(Reuters) – Oil will likely rally into 2018 with periods of volatility as an anticipated extension of OPEC-led output restrictions offsets higher U.S. production, a Reuters poll showed on Tuesday.
Analysts raised their crude price projections, the survey showed, as expectations of an output cut extension were buoyed by comments from officials in Saudi Arabia, the de facto leader of the Organization of the Petroleum Exporting Countries.
“Rumors of extension, expansion or erosion (of the OPEC supply deal) could all impact prices and markets will be closely watching any statements from the upcoming meeting,” said Ashley Petersen of Stratas Advisors.
“Assuming, as we do, that the deal is extended through 2018, then actual levels of compliance will be a big factor in rebalancing through next year,” she said.
OPEC compliance stands above a high 80 percent currently.
OPEC’s next meeting is in November, where the group and other producers including Russia are expected to prolong the output cuts of about 1.8 million barrels per day (bpd) beyond the current deadline at the end of March 2018.
The survey of 35 analysts predicted Brent LCOc1 would average $53.25 per barrel in 2017, up from last month’s $52.60 forecast. Brent crude futures have gained about 17 percent over the past two months and has averaged $53 this year.
Brent was forecast to average $55.71 in 2018, the poll showed.

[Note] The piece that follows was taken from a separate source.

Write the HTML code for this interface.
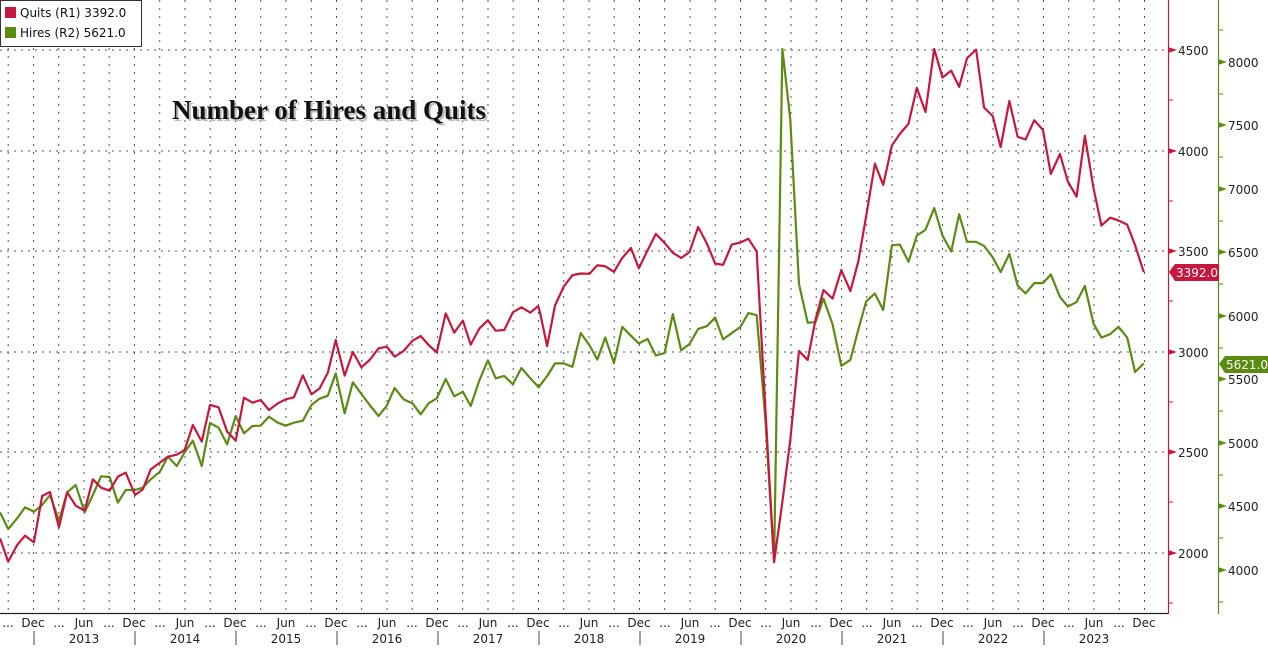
<!DOCTYPE html>
<html><head><meta charset="utf-8"><style>
html,body{margin:0;padding:0;background:#fff;width:1268px;height:649px;overflow:hidden}
svg text{font-family:"DejaVu Sans","Liberation Sans",sans-serif}
</style></head><body>
<svg width="1268" height="649" viewBox="0 0 1268 649" xmlns="http://www.w3.org/2000/svg">
<g stroke="#555" stroke-width="1" stroke-dasharray="2,5">
<line x1="0" y1="50" x2="1168" y2="50"/><line x1="0" y1="151" x2="1168" y2="151"/>
<line x1="0" y1="251" x2="1168" y2="251"/><line x1="0" y1="352" x2="1168" y2="352"/>
<line x1="0" y1="452" x2="1168" y2="452"/><line x1="0" y1="553" x2="1168" y2="553"/>
</g>
<g stroke="#555" stroke-width="1" stroke-dasharray="2,6">
<line x1="8.2" y1="0" x2="8.2" y2="613"/><line x1="33.5" y1="0" x2="33.5" y2="613"/><line x1="58.7" y1="0" x2="58.7" y2="613"/><line x1="84" y1="0" x2="84" y2="613"/><line x1="109.2" y1="0" x2="109.2" y2="613"/><line x1="134.5" y1="0" x2="134.5" y2="613"/><line x1="159.7" y1="0" x2="159.7" y2="613"/><line x1="185" y1="0" x2="185" y2="613"/><line x1="210.2" y1="0" x2="210.2" y2="613"/><line x1="235.5" y1="0" x2="235.5" y2="613"/><line x1="260.7" y1="0" x2="260.7" y2="613"/><line x1="286" y1="0" x2="286" y2="613"/><line x1="311.2" y1="0" x2="311.2" y2="613"/><line x1="336.5" y1="0" x2="336.5" y2="613"/><line x1="361.7" y1="0" x2="361.7" y2="613"/><line x1="387" y1="0" x2="387" y2="613"/><line x1="412.2" y1="0" x2="412.2" y2="613"/><line x1="437.5" y1="0" x2="437.5" y2="613"/><line x1="462.7" y1="0" x2="462.7" y2="613"/><line x1="488" y1="0" x2="488" y2="613"/><line x1="513.2" y1="0" x2="513.2" y2="613"/><line x1="538.5" y1="0" x2="538.5" y2="613"/><line x1="563.7" y1="0" x2="563.7" y2="613"/><line x1="589" y1="0" x2="589" y2="613"/><line x1="614.2" y1="0" x2="614.2" y2="613"/><line x1="639.5" y1="0" x2="639.5" y2="613"/><line x1="664.7" y1="0" x2="664.7" y2="613"/><line x1="690" y1="0" x2="690" y2="613"/><line x1="715.2" y1="0" x2="715.2" y2="613"/><line x1="740.5" y1="0" x2="740.5" y2="613"/><line x1="765.7" y1="0" x2="765.7" y2="613"/><line x1="791" y1="0" x2="791" y2="613"/><line x1="816.2" y1="0" x2="816.2" y2="613"/><line x1="841.5" y1="0" x2="841.5" y2="613"/><line x1="866.7" y1="0" x2="866.7" y2="613"/><line x1="892" y1="0" x2="892" y2="613"/><line x1="917.2" y1="0" x2="917.2" y2="613"/><line x1="942.5" y1="0" x2="942.5" y2="613"/><line x1="967.7" y1="0" x2="967.7" y2="613"/><line x1="993" y1="0" x2="993" y2="613"/><line x1="1018.2" y1="0" x2="1018.2" y2="613"/><line x1="1043.5" y1="0" x2="1043.5" y2="613"/><line x1="1068.7" y1="0" x2="1068.7" y2="613"/><line x1="1094" y1="0" x2="1094" y2="613"/><line x1="1119.2" y1="0" x2="1119.2" y2="613"/><line x1="1144.5" y1="0" x2="1144.5" y2="613"/>
</g>
<text x="174" y="121" font-weight="bold" font-size="27" fill="#bbb" style="font-family:'Liberation Serif',serif">Number of Hires and Quits</text>
<text x="172" y="119" font-weight="bold" font-size="27" fill="#111" style="font-family:'Liberation Serif',serif">Number of Hires and Quits</text>
<g transform="translate(0,250) scale(0.35714,0.33333)" fill="none" stroke-linejoin="round">
<polyline vector-effect="non-scaling-stroke" stroke="#5b8c12" stroke-width="2.2" points="0,787 23,837 48,805 70,772 95,785 118,765 140,735 165,812 188,727 212,705 237,787 260,735 283,679 307,681 330,758 352,720 378,720 400,713 422,688 448,665 470,620 495,648 517,607 540,572 565,648 588,519 612,533 636,583 660,498 683,550 707,528 730,527 753,500 778,518 800,527 823,518 848,512 872,465 895,446 918,437 940,370 965,490 988,397 1012,432 1035,465 1060,498 1083,467 1105,414 1130,448 1155,460 1178,493 1200,460 1223,445 1248,387 1272,439 1296,425 1318,468 1342,392 1366,331 1388,385 1412,378 1436,403 1460,354 1485,385 1507,410 1512,405"/>
<polyline vector-effect="non-scaling-stroke" stroke="#c8173c" stroke-width="2.2" points="0,865 23,935 48,885 70,857 95,877 118,738 140,726 165,832 188,727 212,767 237,782 260,688 283,713 307,722 330,680 352,668 378,735 400,718 422,658 448,638 470,620 495,614 517,600 540,525 565,575 588,465 612,472 636,545 660,572 683,443 707,458 730,450 753,480 778,460 800,448 823,442 848,376 872,433 895,415 918,368 940,270 965,377 988,306 1012,352 1035,330 1060,295 1083,290 1105,320 1130,303 1155,272 1178,258 1200,285 1223,307 1248,190 1272,248 1296,212 1318,284 1342,236 1366,211 1388,242 1412,240 1436,187 1460,172 1485,188 1507,168"/>
</g>
<g transform="translate(540,30) scale(0.3954,0.3444)" fill="none" stroke-linejoin="round">
<polyline vector-effect="non-scaling-stroke" stroke="#5b8c12" stroke-width="2.2" points="-5,1040 0,1032 18,1005 38,968 60,968 82,978 103,880 125,915 145,957 165,893 187,967 208,862 230,888 250,910 272,897 293,945 315,938 336,825 357,930 378,912 400,868 422,860 443,835 463,898 485,880 507,862 527,822 548,828 570,1130 592,1545 613,55 633,260 655,737 677,850 697,848 717,780 740,855 762,975 785,958 805,870 825,788 847,765 868,813 890,625 910,623 932,673 953,597 975,580 997,517 1018,597 1040,643 1060,535 1080,615 1103,615 1123,627 1145,660 1165,703 1187,650 1208,742 1228,765 1250,735 1272,735 1292,710 1315,775 1335,803 1357,790 1378,743 1400,853 1420,893 1442,883 1463,862 1485,893 1505,993 1527,968"/>
<polyline vector-effect="non-scaling-stroke" stroke="#c8173c" stroke-width="2.2" points="-5,800 0,820 18,918 38,800 60,745 82,712 103,707 125,708 145,683 165,686 187,702 208,662 230,633 250,692 272,640 293,592 315,618 336,647 357,662 378,645 400,572 422,620 443,678 463,682 485,623 507,617 527,606 548,643 570,1100 592,1545 613,1370 633,1190 655,932 677,958 697,840 717,755 740,780 762,697 785,758 805,672 825,540 847,388 868,450 890,335 910,302 932,272 953,168 975,238 997,55 1018,138 1040,118 1060,165 1080,82 1103,57 1123,225 1145,250 1165,340 1187,206 1208,310 1228,318 1250,262 1272,290 1292,418 1315,360 1335,440 1357,484 1378,307 1400,460 1420,568 1442,545 1463,553 1485,565 1505,625 1527,703"/>
</g>
<line x1="0" y1="613.5" x2="1168" y2="613.5" stroke="#222" stroke-width="1.2"/>
<line x1="1168.5" y1="0" x2="1168.5" y2="614" stroke="#c8173c" stroke-width="1.2"/>
<line x1="1218.5" y1="0" x2="1218.5" y2="614" stroke="#5b8c12" stroke-width="1.2"/>
<g fill="#c8173c">
<polygon points="1168,47 1177,50 1168,53"/><polygon points="1168,148 1177,151 1168,154"/><polygon points="1168,248 1177,251 1168,254"/><polygon points="1168,349 1177,352 1168,355"/><polygon points="1168,449 1177,452 1168,455"/><polygon points="1168,550 1177,553 1168,556"/>
</g>
<g stroke="#c8173c"><line x1="1168" y1="100" x2="1173" y2="100"/><line x1="1168" y1="201" x2="1173" y2="201"/><line x1="1168" y1="301" x2="1173" y2="301"/><line x1="1168" y1="402" x2="1173" y2="402"/><line x1="1168" y1="502" x2="1173" y2="502"/><line x1="1168" y1="603" x2="1173" y2="603"/></g>
<g fill="#5b8c12">
<polygon points="1218,59 1227,62 1218,65"/><polygon points="1218,122 1227,125 1218,128"/><polygon points="1218,186 1227,189 1218,192"/><polygon points="1218,249 1227,252 1218,255"/><polygon points="1218,313 1227,316 1218,319"/><polygon points="1218,376 1227,379 1218,382"/><polygon points="1218,440 1227,443 1218,446"/><polygon points="1218,503 1227,506 1218,509"/><polygon points="1218,567 1227,570 1218,573"/>
</g>
<g stroke="#5b8c12"><line x1="1218" y1="30" x2="1223" y2="30"/><line x1="1218" y1="94" x2="1223" y2="94"/><line x1="1218" y1="157" x2="1223" y2="157"/><line x1="1218" y1="221" x2="1223" y2="221"/><line x1="1218" y1="284" x2="1223" y2="284"/><line x1="1218" y1="348" x2="1223" y2="348"/><line x1="1218" y1="411" x2="1223" y2="411"/><line x1="1218" y1="475" x2="1223" y2="475"/><line x1="1218" y1="538" x2="1223" y2="538"/><line x1="1218" y1="602" x2="1223" y2="602"/></g>
<g font-size="12" fill="#222">
<text x="1178" y="55">4500</text><text x="1178" y="156">4000</text><text x="1178" y="256">3500</text><text x="1178" y="357">3000</text><text x="1178" y="457">2500</text><text x="1178" y="558">2000</text>
<text x="1228" y="67">8000</text><text x="1228" y="130">7500</text><text x="1228" y="194">7000</text><text x="1228" y="257">6500</text><text x="1228" y="321">6000</text><text x="1228" y="384">5500</text><text x="1228" y="448">5000</text><text x="1228" y="511">4500</text><text x="1228" y="575">4000</text>
</g>
<polygon points="1169,272 1175,264 1219,264 1219,281 1175,281" fill="#c8173c"/>
<text x="1176" y="277" font-size="12" fill="#fff">3392.0</text>
<polygon points="1219,364 1225,356 1268,356 1268,373 1225,373" fill="#5b8c12"/>
<text x="1226" y="369" font-size="12" fill="#fff">5621.0</text>
<g font-size="12" fill="#222" text-anchor="middle">
<text x="8" y="627">...</text><text x="33" y="627">Dec</text><text x="59" y="627">...</text><text x="84" y="627">Jun</text>
<text x="109" y="627">...</text><text x="134" y="627">Dec</text><text x="160" y="627">...</text><text x="185" y="627">Jun</text>
<text x="210" y="627">...</text><text x="235" y="627">Dec</text><text x="261" y="627">...</text><text x="286" y="627">Jun</text>
<text x="311" y="627">...</text><text x="336" y="627">Dec</text><text x="362" y="627">...</text><text x="387" y="627">Jun</text>
<text x="412" y="627">...</text><text x="437" y="627">Dec</text><text x="463" y="627">...</text><text x="488" y="627">Jun</text>
<text x="513" y="627">...</text><text x="538" y="627">Dec</text><text x="564" y="627">...</text><text x="589" y="627">Jun</text>
<text x="614" y="627">...</text><text x="639" y="627">Dec</text><text x="665" y="627">...</text><text x="690" y="627">Jun</text>
<text x="715" y="627">...</text><text x="740" y="627">Dec</text><text x="766" y="627">...</text><text x="791" y="627">Jun</text>
<text x="816" y="627">...</text><text x="841" y="627">Dec</text><text x="867" y="627">...</text><text x="892" y="627">Jun</text>
<text x="917" y="627">...</text><text x="942" y="627">Dec</text><text x="968" y="627">...</text><text x="993" y="627">Jun</text>
<text x="1018" y="627">...</text><text x="1043" y="627">Dec</text><text x="1069" y="627">...</text><text x="1094" y="627">Jun</text>
<text x="1119" y="627">...</text><text x="1144" y="627">Dec</text>
<text x="84" y="643">2013</text><text x="185" y="643">2014</text><text x="286" y="643">2015</text><text x="387" y="643">2016</text><text x="488" y="643">2017</text><text x="589" y="643">2018</text><text x="690" y="643">2019</text><text x="791" y="643">2020</text><text x="892" y="643">2021</text><text x="993" y="643">2022</text><text x="1094" y="643">2023</text>
</g>
<g stroke="#444"><line x1="34" y1="631" x2="34" y2="645"/><line x1="135" y1="631" x2="135" y2="645"/><line x1="236" y1="631" x2="236" y2="645"/><line x1="337" y1="631" x2="337" y2="645"/><line x1="438" y1="631" x2="438" y2="645"/><line x1="539" y1="631" x2="539" y2="645"/><line x1="640" y1="631" x2="640" y2="645"/><line x1="741" y1="631" x2="741" y2="645"/><line x1="842" y1="631" x2="842" y2="645"/><line x1="943" y1="631" x2="943" y2="645"/><line x1="1044" y1="631" x2="1044" y2="645"/></g>
<rect x="0.5" y="0.5" width="141" height="46" fill="#fff" stroke="#333"/>
<rect x="5" y="7" width="11" height="11" fill="#c8173c"/>
<rect x="5" y="27" width="11" height="11" fill="#5b8c12"/>
<text x="20" y="17" font-size="12" fill="#111">Quits (R1) 3392.0</text>
<text x="20" y="37" font-size="12" fill="#111">Hires (R2) 5621.0</text>
</svg>
</body></html>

The prospect of U.S. sanctions being reimposed on Iran and tensions in Iraq where the northern Kurdish region has been pushing for independence helped push up prices, analysts said.
“There is a real risk of some sanctions being (re)imposed on Iran,” said Abhishek Kumar, energy analyst at Interfax Energy’s Global Gas Analytics in London.

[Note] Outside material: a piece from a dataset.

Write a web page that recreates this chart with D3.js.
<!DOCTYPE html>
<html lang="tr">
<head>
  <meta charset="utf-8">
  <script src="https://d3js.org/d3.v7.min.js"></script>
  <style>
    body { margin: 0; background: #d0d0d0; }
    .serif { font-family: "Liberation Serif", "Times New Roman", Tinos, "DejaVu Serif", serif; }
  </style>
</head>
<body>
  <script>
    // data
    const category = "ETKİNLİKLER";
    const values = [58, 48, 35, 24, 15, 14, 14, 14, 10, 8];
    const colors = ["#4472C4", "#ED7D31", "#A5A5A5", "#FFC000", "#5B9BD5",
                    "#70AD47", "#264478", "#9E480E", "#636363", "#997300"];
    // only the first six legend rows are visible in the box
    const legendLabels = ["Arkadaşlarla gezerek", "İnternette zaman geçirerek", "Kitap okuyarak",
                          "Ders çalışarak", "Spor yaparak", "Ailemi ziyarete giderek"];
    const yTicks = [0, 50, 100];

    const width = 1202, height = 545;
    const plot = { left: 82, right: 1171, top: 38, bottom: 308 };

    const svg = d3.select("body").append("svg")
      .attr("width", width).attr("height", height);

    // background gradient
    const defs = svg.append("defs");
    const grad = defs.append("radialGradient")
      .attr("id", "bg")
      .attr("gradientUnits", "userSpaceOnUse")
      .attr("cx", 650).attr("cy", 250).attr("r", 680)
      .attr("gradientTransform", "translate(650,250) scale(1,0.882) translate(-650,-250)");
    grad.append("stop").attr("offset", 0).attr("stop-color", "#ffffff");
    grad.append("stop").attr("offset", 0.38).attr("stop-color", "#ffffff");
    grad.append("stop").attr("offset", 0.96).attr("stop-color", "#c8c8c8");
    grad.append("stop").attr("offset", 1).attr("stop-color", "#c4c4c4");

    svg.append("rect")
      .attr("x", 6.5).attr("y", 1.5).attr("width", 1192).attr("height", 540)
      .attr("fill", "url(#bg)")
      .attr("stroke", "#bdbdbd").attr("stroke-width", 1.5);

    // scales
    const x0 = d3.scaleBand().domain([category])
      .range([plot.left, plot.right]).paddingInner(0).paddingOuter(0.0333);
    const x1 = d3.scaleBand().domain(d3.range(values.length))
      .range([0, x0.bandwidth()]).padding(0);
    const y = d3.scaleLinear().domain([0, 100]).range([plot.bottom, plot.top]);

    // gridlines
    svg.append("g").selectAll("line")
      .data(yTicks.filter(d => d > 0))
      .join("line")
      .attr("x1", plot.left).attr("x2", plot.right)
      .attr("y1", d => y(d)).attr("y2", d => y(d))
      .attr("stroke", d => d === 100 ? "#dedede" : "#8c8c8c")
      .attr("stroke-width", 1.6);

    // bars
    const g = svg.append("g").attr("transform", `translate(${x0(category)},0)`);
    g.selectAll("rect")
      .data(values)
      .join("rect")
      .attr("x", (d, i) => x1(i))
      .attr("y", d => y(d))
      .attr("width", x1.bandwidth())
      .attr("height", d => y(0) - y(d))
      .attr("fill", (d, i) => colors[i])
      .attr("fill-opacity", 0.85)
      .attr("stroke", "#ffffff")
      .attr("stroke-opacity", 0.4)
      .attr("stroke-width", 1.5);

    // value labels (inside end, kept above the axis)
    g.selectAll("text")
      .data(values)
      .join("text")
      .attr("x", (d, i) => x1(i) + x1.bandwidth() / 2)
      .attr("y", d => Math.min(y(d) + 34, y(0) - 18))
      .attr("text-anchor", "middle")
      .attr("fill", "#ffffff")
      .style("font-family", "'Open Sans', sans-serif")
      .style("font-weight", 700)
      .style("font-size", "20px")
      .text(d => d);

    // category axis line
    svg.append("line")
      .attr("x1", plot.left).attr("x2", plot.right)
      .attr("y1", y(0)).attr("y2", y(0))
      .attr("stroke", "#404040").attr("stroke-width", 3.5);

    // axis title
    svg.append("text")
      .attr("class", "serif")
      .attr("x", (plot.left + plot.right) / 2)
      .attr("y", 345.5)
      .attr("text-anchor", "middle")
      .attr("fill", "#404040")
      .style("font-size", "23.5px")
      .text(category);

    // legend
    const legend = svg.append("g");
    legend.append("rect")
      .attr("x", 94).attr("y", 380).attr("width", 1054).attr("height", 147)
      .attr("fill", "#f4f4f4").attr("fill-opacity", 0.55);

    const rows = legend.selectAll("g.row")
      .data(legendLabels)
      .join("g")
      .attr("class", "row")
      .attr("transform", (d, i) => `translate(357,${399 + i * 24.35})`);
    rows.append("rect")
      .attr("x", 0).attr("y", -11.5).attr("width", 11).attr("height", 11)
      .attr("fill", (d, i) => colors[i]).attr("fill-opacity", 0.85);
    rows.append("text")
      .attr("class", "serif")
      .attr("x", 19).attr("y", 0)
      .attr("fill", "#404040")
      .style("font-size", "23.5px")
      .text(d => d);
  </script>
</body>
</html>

But some analysts said new sanctions would not lead to a substantial curbing of Iranian exports because Europe and Russia were unlikely to back them.

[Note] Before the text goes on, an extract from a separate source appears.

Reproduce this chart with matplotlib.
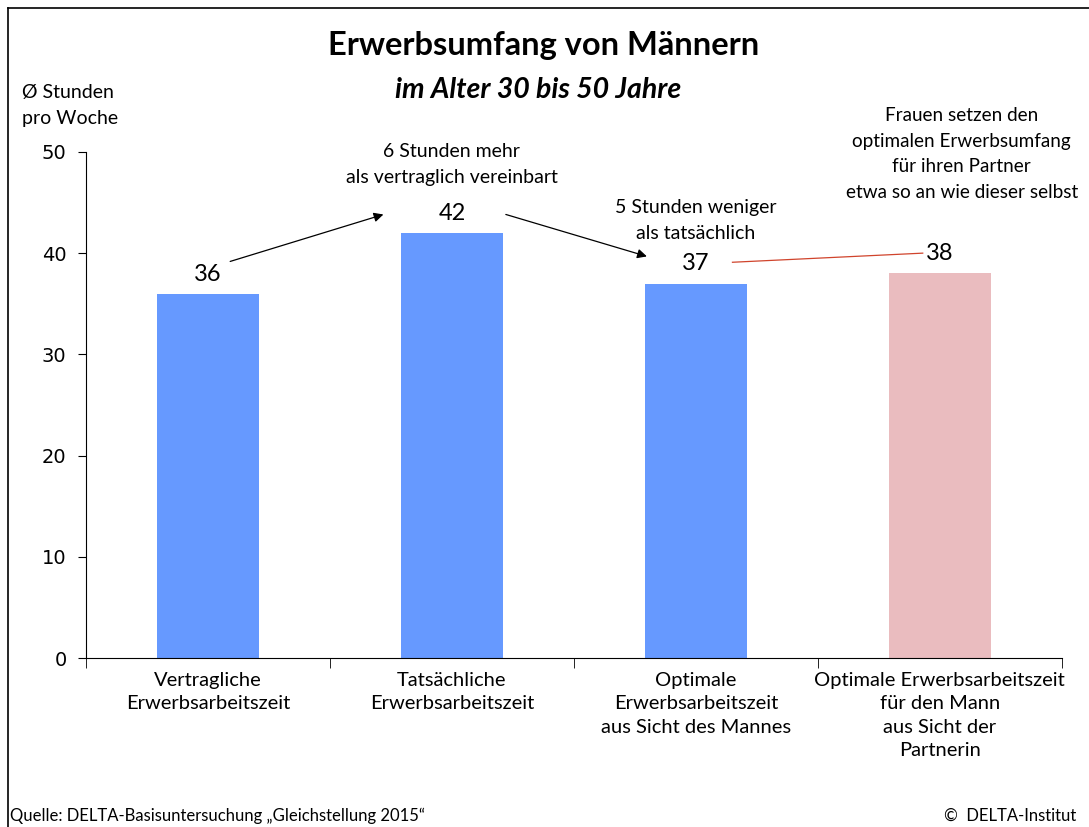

The poll forecast U.S. light crude CLc1 would average $50.21 barrel in 2017 and $52.50 in 2018.
SOLID DEMAND GROWTH
Analysts expect oil demand growth for the remainder of 2017 and in 2018 to average about 1.5 million to 1.7 million barrels per day, mainly driven by Asian nations such as China and India.
A rise in oil prices could encourage higher U.S. shale output, which has widened the gap between WTI and Brent futures.
The premium of Brent to U.S. light crude CLc1 has grown to its widest since August 2015, at about $7 a barrel. CL-LCO1=R, so U.S. crude can compete more effectively in Europe and Asia.
U.S. exports have hit record highs this year and this trend is expected to continue.
“U.S. crude exports will likely continue to grow over the next years and Asia is the hottest battleground for market share. We expect U.S. crude flows toward Asia will expand,” said Daniela Corsini, commodity market economist at Intesa Sanpaolo in Milan.
“Middle Eastern producers, especially Saudi Arabia, will respond by strengthening economic and political ties with the main Asian consumers,” she said.